VI. Так я и не придумал, как обозначить это печальное место — могилу моей мамы, скончавшейся совсем молодой (ей было 54 года) 15 января 1944 года. Могилу, осквернённую мерзейшими районными властителями, людишками рождения самого подлого, коих я надеюсь перечислить поимённо в следующем томе, в назидание и на позор их потомкам до самого предальнего во времени колена. Обычай уважать могилы предков вовсе не есть суеверие, а являет собою испокон веков проявление наичеловечнейших чувств и деяний, и любая могила в этом смысле священна, а тем более целое их кладбище. Я тешу себя, нерадивого сына своей матери, тем, что может быть это даже хорошо, что она не дожила до тех страшнейших дней, когда её единственный, талантливый и любимый сын будет осуждён этими извергами, опричниками властителей, в 20-летнем возрасте сроком на 20 лет проклятых бериевских лагерей, о чём я, если доживу, расскажу тоже наиподробнейше. А памятным как бы надгробием маме пусть послужит эта вот книга, коль таковую когда-нибудь удастся издать, если не в моё время, то во всяком случае в твоё, мой дорогой внук, о чём я тебя, или твоих потомков, очень и очень просил бы сегодня под утро — 8 сентября 1993 года, в четверг. Твой дедушка.

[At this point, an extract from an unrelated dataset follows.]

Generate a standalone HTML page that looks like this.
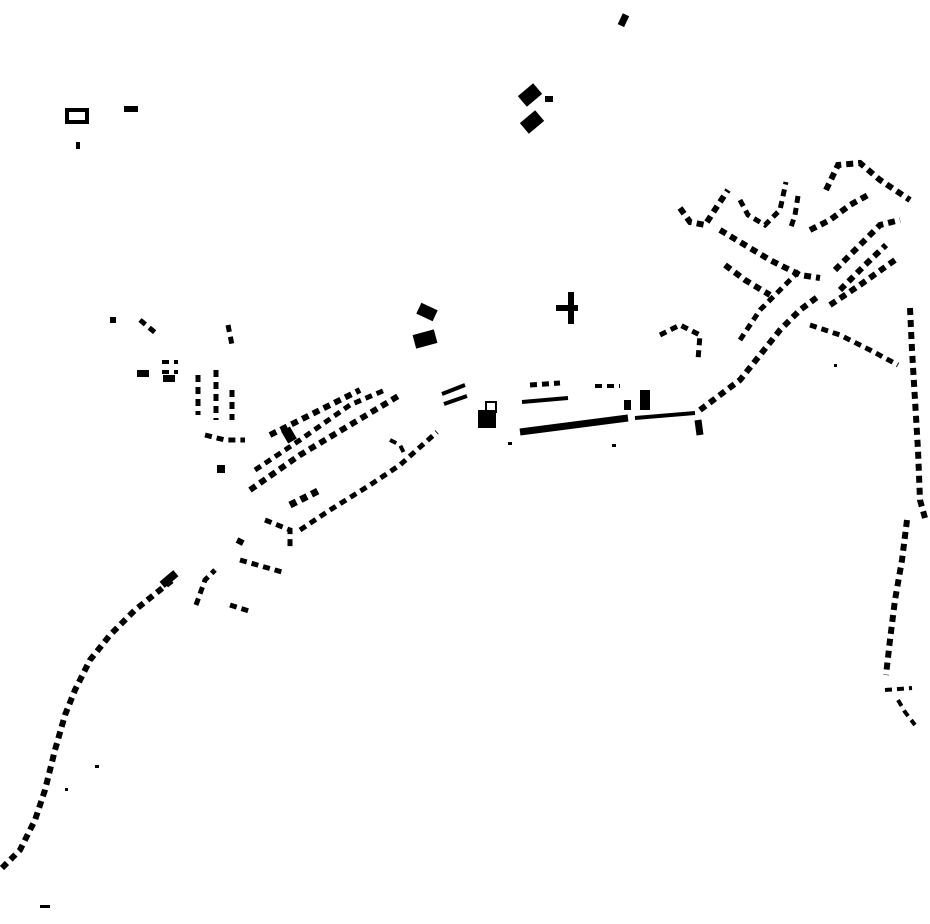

ПОСТСКРИПТУМ, написанный мною уже 30 октября 1993 года, когда рукопись эта лежит ещё не перепечатанной, ибо я пишу годичный, будь он неладен, отчёт для НИИ, изводя для этого никому не нужного дела столь дорогие для меня время, и бумагу; ну так вот, только что я получил письмо из Крыма, от любезнейшей Виктории Ивановны, супруги моего друга детства и соседа Володи Гавриленко, свой сон, рассказ о котором я поместил в начале вышесказанного 61-го письма. Коротенькая записка Виктории меня потрясла: «7 сентября Володя ушёл на дачу и не вернулся; смерть скоропостижная, в течение 30 секунд его не стало: инфаркт.» Таково вот страшное известие: не стало ещё одного моего хорошего друга, непьющего, толкового, компанейского, рукодела-механика, изобретателя, инженера. А ведь он был на 2 года моложе меня, 66-летнего, и, в целом, много здоровее. Я мечтал дожить до того счастливого времени, когда успокоились бы или убрались бы восвояси разные ослиные и бешеные политики, изувечившие страну, и можно было бы нам с тобою, дорогой мой внук, слетать, как бывало у меня раньше, в мой милый Крым, летом, чтобы дойти до вершин Чатырдага, откуда виден почти весь полуостров, с его божественными горами, долинами, степями с одной стороны, морем — с другой, а сверху — с превысочайшим небом, в коем кружат золотые на солнце величавые ширококрылые гиганты сипы; внизу же — с далёкими городами, селениями, дорогами; а проводником по горным тем тропкам был бы опять мой друг Володя — Владимир Васильевич Гавриленко. Так вот почему он приснился мне в том странном, напугавшем меня сне, в миг его смерти! Малым для меня утешением будет разве быстрота его кончины: хоть не мучился; спи же спокойно, дорогой и любимый мой крымский друг. Ещё один факт, подтверждающий давнее мое наблюдение, что жизнь человечья совсем коротка, и за этот премалый отрезочек времени нужно успеть сделать всяческого доброго для других и для Земли — в силу своих дарований, но как можно быстрее и больше, и не отдыхать, предаваясь безделью или, хуже того, разному мерзкому ярыжному скотству, как это делает нынче всё большее и большее количество молодых людей, вместо чем, поспешать, из-за краткости жизни, делать добрые и нужные дела. Или, как превесьма мудро изрекали эти древние: «Memento mori»…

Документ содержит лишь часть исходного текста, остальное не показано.